In my last post, I described a method for finding the non-trivial modular square roots for a compound modulus.

I would like to follow up with a very interesting result which follows from that discussion. For review, we had a compound integer, **m**, with at least 2 distinct prime factors, and we said that **d** was an integer divisor of **m** greater than 1 and less than **m**, and **e** was equal to **m**/**d**, and that **d** and **e** were coprime. In summary we have:

**m** = **de**

**d** | **m**

**e** | **m**

1 < **d** < **m**

1 < **e** < **m**

gcd(**d**, **e**) = 1

We then defined **i** ≡ **d**^{-1} (mod **e**) and this was used to show that:

**y** ≡ **x** – 2**idx** (mod **m**)

where **y** is a non-trivial solution to the congruence:

**y**^{2} ≡ **x**^{2} (mod **m**)

Part of the proof focused on the statement that:

2idx(2idx – 2x) ≡ 0 (mod **m**)

Let’s take a look a little closer at this because it leads directly to the observation I want to make here. If we multiply out the terms on the left, we get this:

4**i**^{2}**d**^{2}**x**^{2} – 4**id****x**^{2} ≡ 0 (mod **m**)

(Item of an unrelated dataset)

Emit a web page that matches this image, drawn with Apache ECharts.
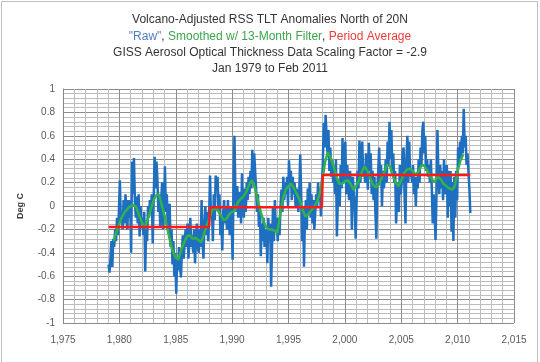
<!DOCTYPE html>
<html><head><meta charset="utf-8">
<script src="https://cdn.jsdelivr.net/npm/echarts@6/dist/echarts.min.js"></script>
<style>html,body{margin:0;padding:0;background:#fff}#c{width:540px;height:362px}</style>
</head><body><div id="c"></div>
<script>
// Monthly "raw" anomalies, Jan 1979 .. Feb 2011
const rawStartYear = 1979;
const rawValues = [
 // 1979
 -0.50,-0.57,-0.45,-0.30,-0.52,-0.28,-0.35,-0.20,-0.30,-0.10,-0.25,-0.05,
 // 1980
 0.22,-0.10,-0.05,-0.20,0.05,-0.15,0.10,-0.05,-0.20,0.05,-0.10,0.05,
 // 1981
 -0.40,0.38,0.10,0.41,0.05,-0.10,0.08,-0.15,0.10,-0.26,0.00,-0.15,
 // 1982
 -0.10,-0.25,-0.05,-0.56,-0.20,-0.30,0.00,-0.10,0.05,-0.05,0.10,-0.32,
 // 1983
 0.05,0.42,0.15,0.38,0.22,-0.05,0.10,-0.18,0.05,0.20,-0.20,0.00,
 // 1984
 0.34,-0.05,0.10,-0.20,-0.10,0.02,-0.35,-0.20,-0.50,-0.30,-0.60,-0.40,
 // 1985
 -0.75,-0.45,-0.55,-0.35,-0.50,-0.61,-0.40,-0.25,-0.45,-0.30,-0.20,-0.35,
 // 1986
 -0.15,-0.45,-0.30,-0.10,-0.35,-0.25,-0.40,-0.20,-0.49,-0.30,-0.15,-0.35,
 // 1987
 -0.40,-0.20,-0.35,0.05,-0.30,-0.45,-0.15,0.00,-0.25,-0.05,-0.30,-0.10,
 // 1988
 0.26,-0.10,0.00,-0.30,0.10,-0.12,0.26,0.15,0.25,-0.05,0.10,-0.25,
 // 1989
 -0.10,-0.38,-0.05,0.05,-0.15,0.00,-0.20,0.05,-0.10,-0.25,0.00,-0.15,
 // 1990
 -0.46,0.15,0.60,0.10,-0.05,0.17,-0.10,0.05,0.12,-0.15,0.28,0.05,
 // 1991
 -0.10,0.15,-0.05,0.20,0.05,0.25,0.10,0.30,0.15,0.48,0.20,0.45,
 // 1992
 0.30,0.15,-0.05,0.10,-0.18,0.00,-0.43,-0.15,-0.30,-0.10,-0.35,-0.20,
 // 1993
 -0.25,-0.49,-0.10,-0.30,-0.15,-0.69,-0.35,0.00,-0.30,0.05,-0.20,-0.10,
 // 1994
 -0.30,-0.10,-0.25,0.00,0.14,-0.05,0.25,0.05,0.20,0.10,0.25,0.00,
 // 1995
 0.39,0.20,0.30,0.05,0.25,0.10,0.20,0.00,0.15,0.10,-0.05,0.12,
 // 1996
 0.44,0.10,-0.30,0.00,-0.52,-0.10,0.05,-0.20,0.15,-0.05,0.20,-0.10,
 // 1997
 0.10,-0.15,0.05,-0.20,-0.05,0.10,0.00,0.20,0.05,0.15,-0.09,0.20,
 // 1998
 0.35,0.71,0.50,0.78,0.60,0.45,0.65,0.30,0.50,0.25,0.40,0.20,
 // 1999
 0.30,0.10,0.40,-0.26,0.05,0.20,0.00,0.35,0.15,0.58,0.20,0.40,
 // 2000
 0.55,0.10,0.35,0.20,0.05,0.30,0.15,-0.20,0.25,0.10,0.00,-0.28,
 // 2001
 0.05,0.30,0.15,0.56,0.20,0.40,0.55,0.25,0.35,0.20,0.45,0.30,
 // 2002
 0.14,0.54,0.30,0.45,0.10,0.30,0.05,0.25,-0.06,-0.28,0.15,0.30,
 // 2003
 0.50,0.20,0.35,0.00,0.30,0.15,0.25,0.40,0.20,0.55,0.35,0.72,
 // 2004
 0.40,0.65,0.30,0.45,0.20,0.30,-0.15,0.05,0.20,-0.05,0.35,0.10,
 // 2005
 0.20,0.45,0.50,0.10,-0.15,0.40,0.60,0.20,0.55,0.25,0.30,0.20,
 // 2006
 0.35,0.10,0.25,0.00,0.25,0.15,0.40,0.20,0.50,0.35,0.65,0.72,
 // 2007
 0.45,0.60,0.30,0.40,0.25,0.35,0.20,0.40,0.15,-0.15,0.10,-0.05,
 // 2008
 -0.29,0.10,0.65,0.30,0.10,0.35,0.15,0.30,0.05,0.40,0.15,0.10,
 // 2009
 0.35,-0.10,0.30,0.00,0.30,-0.22,0.20,-0.30,0.25,-0.10,0.30,0.05,
 // 2010
 0.50,0.35,0.55,0.40,0.60,0.45,0.83,0.50,0.60,0.35,0.45,0.30,
 // 2011
 0.15,-0.06
];

// 13-month smoothed curve, read at quarterly steps from mid-1979 to mid-2010
const smoothStartYear = 1979.5;
const smoothStepYears = 0.25;
const smoothValues = [
 -0.30,-0.22,-0.15,-0.09,-0.05,-0.02,0.00,0.01,-0.01,-0.08,
 -0.14,-0.18,-0.12,-0.04,0.04,0.09,0.10,0.01,-0.08,-0.19,
 -0.30,-0.39,-0.44,-0.46,-0.37,-0.31,-0.26,-0.25,-0.28,-0.27,
 -0.29,-0.31,-0.24,-0.17,-0.10,-0.03,-0.02,-0.04,-0.08,-0.12,
 -0.11,-0.07,-0.05,-0.04,0.03,0.06,0.08,0.12,0.18,0.22,
 0.16,0.06,-0.04,-0.12,-0.18,-0.20,-0.20,-0.21,-0.23,-0.08,
 0.06,0.14,0.17,0.19,0.15,0.10,0.05,-0.03,-0.09,-0.07,
 -0.04,-0.01,0.03,0.10,0.22,0.38,0.46,0.41,0.34,0.25,
 0.19,0.19,0.21,0.22,0.19,0.14,0.17,0.22,0.29,0.34,
 0.30,0.24,0.18,0.16,0.18,0.24,0.29,0.35,0.34,0.26,
 0.20,0.17,0.22,0.28,0.31,0.32,0.30,0.27,0.29,0.34,
 0.35,0.31,0.27,0.22,0.21,0.25,0.23,0.19,0.17,0.15,
 0.14,0.17,0.30,0.39,0.44
];

// Period averages
const periodStarts = [1979.0, 1988.0, 1998.0];
const periodEnds   = [1988.0, 1998.0, 2011.1667];
const periodMeans  = [-0.18, -0.01, 0.265];

const titleLines = [
 'Volcano-Adjusted RSS TLT Anomalies North of 20N',
 'GISS Aerosol Optical Thickness Data Scaling Factor = -2.9',
 'Jan 1979 to Feb 2011'
];

const rawData = rawValues.map((v, i) => [rawStartYear + (i + 0.5) / 12, v]);
const smoothData = smoothValues.map((v, i) => [smoothStartYear + i * smoothStepYears, v]);
const redData = [];
periodMeans.forEach((m, i) => {
  redData.push([periodStarts[i] + 1/24, m]);
  redData.push([periodEnds[i] - 1/24, m]);
});

const font = 'Liberation Sans';
const tStyle = {fontFamily: font, fontSize: 12, fontWeight: 'normal', color: '#333333'};
const chart = echarts.init(document.getElementById('c'), null, {renderer: 'canvas'});
chart.setOption({
  animation: false,
  backgroundColor: '#fff',
  title: [
    {text: titleLines[0], left: 'center', top: 9, textStyle: tStyle},
    {text: '{b|"Raw"}{k|, }{g|Smoothed w/ 13-Month Filter}{k|, }{r|Period Average}', left: 'center', top: 26,
     textStyle: {fontFamily: font, fontSize: 12, fontWeight: 'normal', rich: {
       b: {fontFamily: font, fontSize: 12, fontWeight: 'normal', color: '#4f81bd'},
       k: {fontFamily: font, fontSize: 12, fontWeight: 'normal', color: '#333333'},
       g: {fontFamily: font, fontSize: 12, fontWeight: 'normal', color: '#3aa64c'},
       r: {fontFamily: font, fontSize: 12, fontWeight: 'normal', color: '#f03c3c'}}}},
    {text: titleLines[1], left: 'center', top: 42, textStyle: tStyle},
    {text: titleLines[2], left: 'center', top: 58, textStyle: tStyle}
  ],
  graphic: [{type: 'rect', shape: {x: 1.5, y: 1.5, width: 536, height: 370}, style: {fill: 'none', stroke: '#bfbfbf', lineWidth: 1}, silent: true}],
  grid: {left: 63, right: 26, top: 89, bottom: 39},
  xAxis: {
    type: 'value', min: 1975, max: 2015, interval: 5,
    axisLine: {show: true, lineStyle: {color: '#868686'}},
    axisTick: {show: false},
    axisLabel: {fontFamily: font, fontSize: 10, color: '#595959', margin: 12},
    splitLine: {show: true, lineStyle: {color: '#8c8c8c', width: 1}},
    minorTick: {show: false, splitNumber: 5},
    minorSplitLine: {show: true, lineStyle: {color: '#bdbdbd', width: 1}}
  },
  yAxis: {
    type: 'value', min: -1, max: 1, interval: 0.2,
    name: 'Deg C', nameLocation: 'middle', nameGap: 38, nameRotate: 90,
    nameTextStyle: {fontFamily: font, fontSize: 9, fontWeight: 'bold', color: '#404040'},
    axisLine: {show: true, lineStyle: {color: '#868686'}},
    axisTick: {show: false},
    axisLabel: {fontFamily: font, fontSize: 10, color: '#595959', margin: 8},
    splitLine: {show: true, lineStyle: {color: '#8c8c8c', width: 1}},
    minorTick: {show: false, splitNumber: 5},
    minorSplitLine: {show: true, lineStyle: {color: '#bdbdbd', width: 1}}
  },
  series: [
    {type: 'line', data: rawData, showSymbol: false, lineStyle: {color: '#1f6fc0', width: 2.5}, z: 2},
    {type: 'line', data: smoothData, showSymbol: false, lineStyle: {color: '#2fb24a', width: 2.5}, z: 3},
    {type: 'line', data: redData, showSymbol: false, lineStyle: {color: '#ff1a1a', width: 2.5}, z: 4}
  ]
});
</script></body></html>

If we add 4**id****x**^{2} to both sides, we get this:

4**i**^{2}**d**^{2}**x**^{2} ≡ 4**id****x**^{2} (mod **m**)

If we now introduce an additional constraint that **m** is not divisible by 2 which implies that neither **d** nor **e** are divisible by 2, and we assign 1 to **x**, we can divide both sides of the congruence by 4 since 4 divides both sides evenly but not **m**, and we can remove the **x**^{2} from both sides because those evaluate to 1. This gives us:

**i**^{2}**d**^{2} ≡ **id** (mod **m**)

Notice now that **id** is its own square-root, mod **m**. It is trivial to find numbers which are their own square root because this is true of 0 and 1 not just in modular systems but in the set of Integers and the set of Real numbers as well.

However, **id** can be congruent with neither 0 nor 1, mod **m**. Because **d** is a divisor of **m** and greater than 1 and less than **m** and **e** = **m**/**d**, **id** can only be congruent with 0, mod **m**, if **i** is a multiple of **e**. But because **i** is the modular multiplicative inverse of **d**, mod **e**, **i** must not a multiple of **e**. Therefore, **id** is not congruent with 0, mod **m**.

If **i** could be the multiplicative inverse of **d**, mod **m**, then it would be possible for **id** to be congruent with 1, mod **m**. However, because **d** evenly divides **m** and is greater than 1, gcd(**d**, **m**) = **d**, therefore **d** does not have an multiplicative inverse, mod **m**, and **id** is not congruent with 1, mod **m**.

Therefore, **id** non-trivially has the property that it is its own square root, mod **m**. Of course, by the same reasoning, if **j** is the modular multiplicative inverse of **e**, mod **d**, then **je** also non-trivially has this property as well.